DATASET EXTRACT |
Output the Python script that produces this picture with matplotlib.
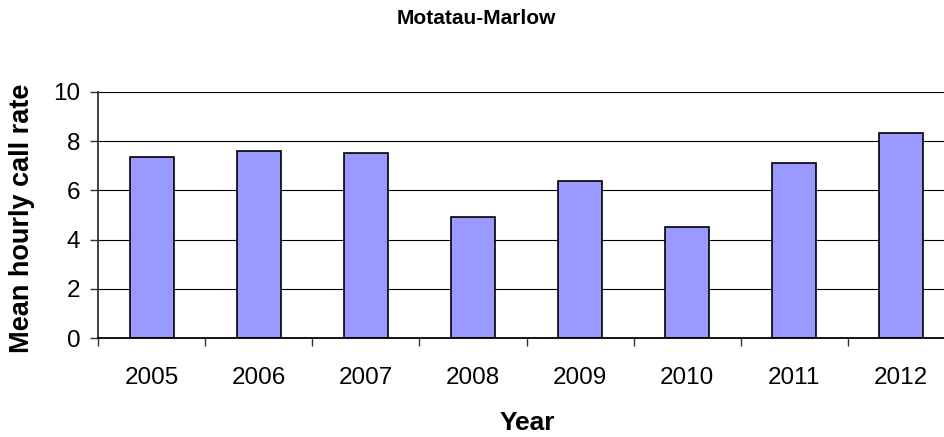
import matplotlib
matplotlib.use("Agg")
import matplotlib.pyplot as plt
import numpy as np

plt.rcParams['font.family'] = ['Liberation Sans', 'DejaVu Sans']

years = ["2005", "2006", "2007", "2008", "2009", "2010", "2011", "2012"]
call_rate = [7.35, 7.59, 7.51, 4.93, 6.38, 4.52, 7.11, 8.32]
yticks = [0, 2, 4, 6, 8, 10]

W, H = 944, 437
fig = plt.figure(figsize=(W / 100, H / 100), dpi=100)
ax = fig.add_axes([98.3 / W, 1 - 338.3 / H, (954.7 - 98.3) / W, (338.3 - 91.7) / H])

x = np.arange(len(years))
ax.bar(x, call_rate, width=0.41, color='#9999FF', edgecolor='black', linewidth=1.2, zorder=3)

ax.set_xlim(-0.5, len(years) - 0.5)
ax.set_ylim(0, 10)
ax.set_yticks(yticks)
ax.set_yticklabels([str(v) for v in yticks])
for v in yticks[1:]:
    ax.axhline(v, color='black', linewidth=0.8, zorder=1)

ax.set_xticks(x)
ax.set_xticklabels(years)
ax.set_xticks(np.arange(len(years) + 1) - 0.5, minor=True)
ax.tick_params(axis='x', which='major', length=0, pad=21, labelsize=17.5)
ax.tick_params(axis='x', which='minor', length=6, width=1.0, direction='out', color='#333333')
ax.tick_params(axis='y', length=6, width=1.0, direction='out', pad=7, labelsize=17.5, color='#333333')

for s in ['top', 'right']:
    ax.spines[s].set_visible(False)
ax.spines['left'].set_color('#333333')
ax.spines['left'].set_linewidth(1.3)
ax.spines['bottom'].set_color('black')
ax.spines['bottom'].set_linewidth(1.3)
ax.spines['bottom'].set_zorder(4)

fig.text(476 / W, 1 - 19 / H, "Motatau-Marlow", ha='center', va='center',
         fontsize=15, fontweight='bold')
fig.text(527 / W, 1 - 423 / H, "Year", ha='center', va='center',
         fontsize=19, fontweight='bold')
fig.text(21.7 / W, 1 - 218 / H, "Mean hourly call rate", ha='center', va='center',
         rotation=90, fontsize=19.5, fontweight='bold')

fig.savefig("out.png", dpi=100)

BRIEF | Working from the material above, transcribe it exactly while omitting pictures.

OUTPUT BELOW |
Output the Python script that produces this picture with matplotlib.
import matplotlib
matplotlib.use("Agg")
import matplotlib.pyplot as plt
import numpy as np

plt.rcParams['font.family'] = ['Liberation Sans', 'DejaVu Sans']

years = ["2005", "2006", "2007", "2008", "2009", "2010", "2011", "2012"]
call_rate = [7.35, 7.59, 7.51, 4.93, 6.38, 4.52, 7.11, 8.32]
yticks = [0, 2, 4, 6, 8, 10]

W, H = 944, 437
fig = plt.figure(figsize=(W / 100, H / 100), dpi=100)
ax = fig.add_axes([98.3 / W, 1 - 338.3 / H, (954.7 - 98.3) / W, (338.3 - 91.7) / H])

x = np.arange(len(years))
ax.bar(x, call_rate, width=0.41, color='#9999FF', edgecolor='black', linewidth=1.2, zorder=3)

ax.set_xlim(-0.5, len(years) - 0.5)
ax.set_ylim(0, 10)
ax.set_yticks(yticks)
ax.set_yticklabels([str(v) for v in yticks])
for v in yticks[1:]:
    ax.axhline(v, color='black', linewidth=0.8, zorder=1)

ax.set_xticks(x)
ax.set_xticklabels(years)
ax.set_xticks(np.arange(len(years) + 1) - 0.5, minor=True)
ax.tick_params(axis='x', which='major', length=0, pad=21, labelsize=17.5)
ax.tick_params(axis='x', which='minor', length=6, width=1.0, direction='out', color='#333333')
ax.tick_params(axis='y', length=6, width=1.0, direction='out', pad=7, labelsize=17.5, color='#333333')

for s in ['top', 'right']:
    ax.spines[s].set_visible(False)
ax.spines['left'].set_color('#333333')
ax.spines['left'].set_linewidth(1.3)
ax.spines['bottom'].set_color('black')
ax.spines['bottom'].set_linewidth(1.3)
ax.spines['bottom'].set_zorder(4)

fig.text(476 / W, 1 - 19 / H, "Motatau-Marlow", ha='center', va='center',
         fontsize=15, fontweight='bold')
fig.text(527 / W, 1 - 423 / H, "Year", ha='center', va='center',
         fontsize=19, fontweight='bold')
fig.text(21.7 / W, 1 - 218 / H, "Mean hourly call rate", ha='center', va='center',
         rotation=90, fontsize=19.5, fontweight='bold')

fig.savefig("out.png", dpi=100)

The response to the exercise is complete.